Fern returns to Cornwall
'Cornwall feeds something in the soul, don’t you find?’
So wrote Sunday Times bestselling author Fern Britton in one of her earlier novels set in and around the fictional Cornish coastal town of Trevay.
In her novel The Newcomer, set in Trevay’s neighbouring village Pendruggan, it’s springtime in the village and as the community comes together to say a fond farewell to the parish vicar, a newcomer causes quite a stir…
‘She arrived in the village on the spring tide and hoped to be at the heart of it, knowing its secrets and weathering its storms. It was to be a new beginning...’
But it seems not everyone is happy for her to shake things up in the small parish, and soon she starts to receive anonymous poison pen letters.
The Newcomer is Fern’s eighth book based in Cornwall, a place she knows well from her early days working in TV in the south west. Since then, Fern has made Cornwall her home from home. Throughout the books she describes the village and the area...
The Pendruggan village green with its cluster of old and new homes around it. Above her, tiny white cloud puffs floated in the bluest of skies. The smell of gorse on the wind, bringing with it the light rumble of surf on Shellsand Beach.
The warm Cornish spring brought light winds and blue skies. The hedgerows gradually changed from primroses and bluebells to verdant grasses studded with foxgloves, ferns and buttercups. Children were playing out on the village green until bedtime and early holiday-makers arrived to enjoy the beaches and coffee shops.

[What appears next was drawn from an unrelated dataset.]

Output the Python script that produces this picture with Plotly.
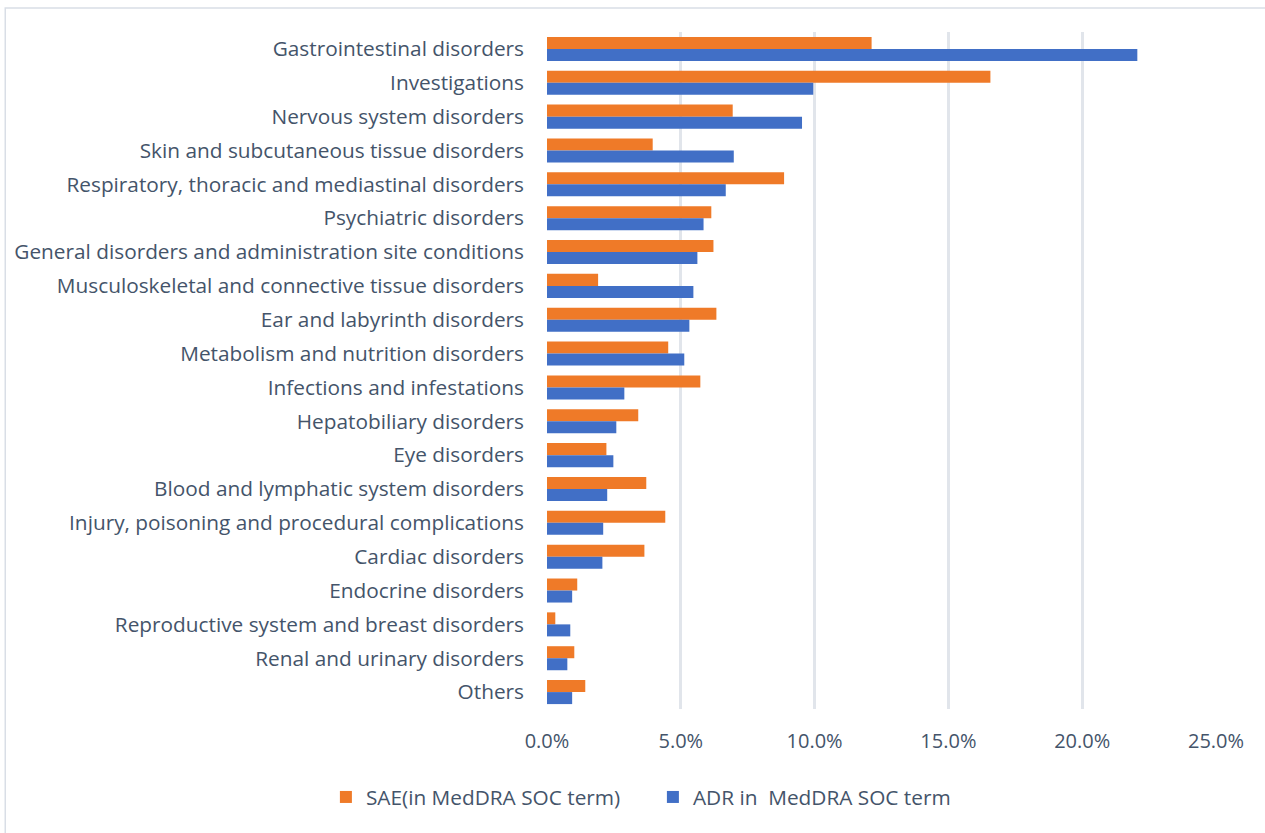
import plotly.graph_objects as go

categories = [
    "Gastrointestinal disorders",
    "Investigations",
    "Nervous system disorders",
    "Skin and subcutaneous tissue disorders",
    "Respiratory, thoracic and mediastinal disorders",
    "Psychiatric disorders",
    "General disorders and administration site conditions",
    "Musculoskeletal and connective tissue disorders",
    "Ear and labyrinth disorders",
    "Metabolism and nutrition disorders",
    "Infections and infestations",
    "Hepatobiliary disorders",
    "Eye disorders",
    "Blood and lymphatic system disorders",
    "Injury, poisoning and procedural complications",
    "Cardiac disorders",
    "Endocrine disorders",
    "Reproductive system and breast disorders",
    "Renal and urinary disorders",
    "Others",
]

sae_values = [0.1213, 0.1657, 0.0694, 0.0395, 0.0886, 0.0614, 0.0622, 0.0191, 0.0633, 0.0453,
              0.0573, 0.0341, 0.0222, 0.0371, 0.0442, 0.0364, 0.0113, 0.0031, 0.0102, 0.0143]
adr_values = [0.2206, 0.0995, 0.0953, 0.0698, 0.0668, 0.0585, 0.0562, 0.0547, 0.0532, 0.0513,
              0.0289, 0.0259, 0.0248, 0.0225, 0.0210, 0.0207, 0.0094, 0.0087, 0.0076, 0.0094]

x_ticks = [0, 0.05, 0.10, 0.15, 0.20, 0.25]
x_tick_labels = ["0.0%", "5.0%", "10.0%", "15.0%", "20.0%", "25.0%"]

series_names = ["SAE(in MedDRA SOC term)", "ADR in  MedDRA SOC term"]

FONT = "Open Sans"
TEXT = "#44546A"

fig = go.Figure()
fig.add_trace(go.Bar(y=categories, x=sae_values, orientation="h", name=series_names[0],
                     marker=dict(color="#EF7A28", line=dict(width=0))))
fig.add_trace(go.Bar(y=categories, x=adr_values, orientation="h", name=series_names[1],
                     marker=dict(color="#416FC6", line=dict(width=0))))

W, H = 1265, 833
plot_left, plot_right, plot_top, plot_bottom = 547, 1215.7, 32, 709.5
L = plot_left
R = W - plot_right
T = plot_top
B = H - plot_bottom
pw, ph = plot_right - plot_left, plot_bottom - plot_top

def px_x(p):
    return (p - plot_left) / pw

def px_y(p):
    return (plot_bottom - p) / ph

fig.update_layout(
    width=W, height=H,
    margin=dict(l=L, r=R, t=T, b=B, pad=0),
    paper_bgcolor="white", plot_bgcolor="white",
    barmode="group", bargap=0.29, bargroupgap=0,
    font=dict(family=FONT, size=20.8, color=TEXT),
    xaxis=dict(range=[0, 0.25], tickvals=x_ticks, ticktext=x_tick_labels,
               tickfont=dict(size=20),
               showgrid=True, gridcolor="#E1E5EB", gridwidth=2.5, zeroline=False,
               showline=False, ticks="", ticklabelstandoff=18, fixedrange=True),
    yaxis=dict(autorange="reversed", showgrid=False, showline=False, ticks="",
               ticklabelstandoff=22, fixedrange=True),
    legend=dict(orientation="h", xref="paper", x=px_x(326), xanchor="left",
                y=px_y(798), yanchor="middle", font=dict(size=20.8, color=TEXT),
                traceorder="normal", itemwidth=30, entrywidth=282),
    showlegend=True,
    shapes=[dict(type="rect", xref="paper", yref="paper",
                 x0=px_x(5.5), x1=px_x(1400), y0=px_y(1000), y1=px_y(8),
                 line=dict(color="#D9DEE6", width=1.5), fillcolor="rgba(0,0,0,0)", layer="below")],
)

fig.write_html("out.html", config={"displayModeBar": False},
               post_script="document.body.style.margin='0';")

She unwound the window and watched as the trees and small cottages gave way to high hedges with gateways offering tantalising vistas of the sea beyond. As the road reached its highest point the trees and farms opened to acres of green fields, with the glittering Atlantic below, crashing onto the rocks of the headland that sheltered her childhood village. A small scarlet lobster boat was bouncing through the waves and the sea gulls circled its wake. She shaded her eyes with both hands and drank in the beauty of Trevay nestled in the cleft of its surrounding cliffs.
But where is Trevay? Which town or village has been the inspiration for Fern’s novels? There’s no shortage of possible locations in Cornwall, from Mousehole in the far west to Polperro in the east. But the north coast is the Atlantic coast, so is it Port Isaac, St Agnes or Padstow? Or is it just a place in Fern’s imagination?
What do you think?
Cornwall has featured over the years in many novels, often using made up names for towns and villages. Here’s just a few where we have had to guess the location…
West Endelstow: St Juliot near Boscastle in A Pair of Blue Eyes by Thomas Hardy
Camelot: Tintagel... perhaps!
Troy Town: Fowey in books by Sir Arthur Quiller Couch
Plyn: Polruan near Fowey in Daphne du Maurier’s first novel The Loving Spirit
Polchester: Truro in Hugh Walpole’s 1920s novel The Cathedral
Trelooe: Looe and Polperro in a trilogy of books written in the 1950s by the Mancunian author Walter Greenwood.
Polruddan; Pentewan near Mevagissey in books by E.V. Thompson
Porthkerris: St Ives in Rosamunde Pilcher’s The Shell Seekers
And of course, there are so many more set in the ‘real’ Cornwall, what’s your favourite?